Dataclysm by Christian Rudder

I'm currently writing a novel set in the near future. It imagines the consequences of those endless breadcrumb trails we're currently leaving behind us as we navigate our data-driven world. We know we're under constant surveillance - especially since the Snowden revelations. 'Big data' is just the latest way for corporations and governments to learn everything about us. We sometimes forget what a recent phenomenon all this is.

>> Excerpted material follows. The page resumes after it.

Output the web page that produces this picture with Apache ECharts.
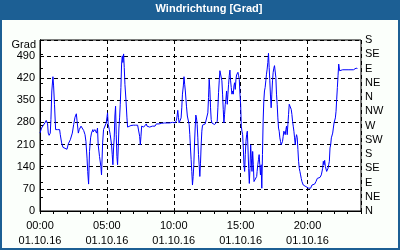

The truly massive data sets held by the Googles, the Facebooks and the Apples - and by the GCHQs and the NSAs - are just a few years old. So although they give their owners intensely detailed snapshots of our current behaviour and preferences, the arrow of time runs only a few years back inside them. As Christian Rudder points out in this peppy, accessible book, it's hard to predict how much richer these portraits will become when every living being starts leaving a data trail the moment they're born, and only stops self-recording when they're dead. But even though this new field is only taking its first tentative steps, it's already telling us things that were impossible to know a few years back, in the data dark ages.

Rudder is better positioned than most to understand this. As the top data wonk at dating site OK Cupid, he has unfettered access to one of the world's largest databases of human emotions and desires. He uses this book – which is a refined and beautifully-designed expansion on a popular blog - to share a few dozen striking insights that, between them, enrich our understanding of how we relate to one another; how we hold ourselves apart; and who we are in our own right. His insight are about people as an aggregate mass, not as individuals. This book contains none of those homey anecdotes every other popular science book uses to bring its subject to life. It's uncompromisingly about the data; but the stories it tells are all the more powerful for illustrating things that are common to us all - or at least to very large cohorts of us - rather than what sets each of us apart. 

To show how this works, here's one of Rudder's findings about our preferences for romantic partners. It's a great example of a thing we might believe intuitively, but would never have been able to prove until hundreds of thousands of people all choose to log their most intimate feelings on a website called OK Cupid. On the site, as in so many aspects of life, people give each other a star rating for appeal, out of 5. As you'd expect, some people get consistently high ratings, some consistency mediocre, and some just bad. Such is life. But in his second chapter, Rudder concentrates instead on those people who divide opinion - those whose star ratings show the highest variance. In other words, those who people disagree about most. 

He compares the most consistently highly-scoring straight women* against those women with the most diverse scores - the highest variance - and looks at how many messages are straight men send to these women. This metric - messages sent - is a more reliable measure of romantic interest than stated preference. It leads to dates and to, you know, the other thing. What's fascinating is that it's the uncontroversially attractive women are not the ones who get the most action. The opinion-dividers reliably outperform them every time - by a factor of 10%.

I think there's something profound going on here. To be, as the French say, jolie laide - beautifully ugly - seems to inspire the greatest passion in others. These men who are voting with their feet - or with some other part of their anatomy - for women with the highest variance of attractiveness must on some level be feeling: She is the one for me. Specifically for me, and for nobody else. After all, who wants what everyone else wants? That's just so generic.

I suspect this applies to other passions, too. If I look at the Amazon rating for the last book I reviewed here, the extraordinary Dept. of Speculation by Jenny Offill, I see it has a rating of only 3.4 out of 5. Which is just bonkers, in my humble opinion. But look how these ratings are distributed:

That is a pretty good example of variance. Some people evidently hated it. And yet this is the book I've had more people passionately recommend to me than any other in at least a year.  

Could it be that with fiction, as with sex, we save our greatest passions for the most obscure objects of our desire?

* If the bare reporting of the male gaze makes you uneasy, that's kind of the point. The book, like data analytics, takes no position, it simply reports; but of course its impossible to separate this kind of analysis from the gender political baggage that comes when a man rates a woman for attractiveness. Rest assured, though: although this example is about straight males rating straight females, the book also contains a wealth of equally unstinting data provided by people with a raft of other sexual preferences.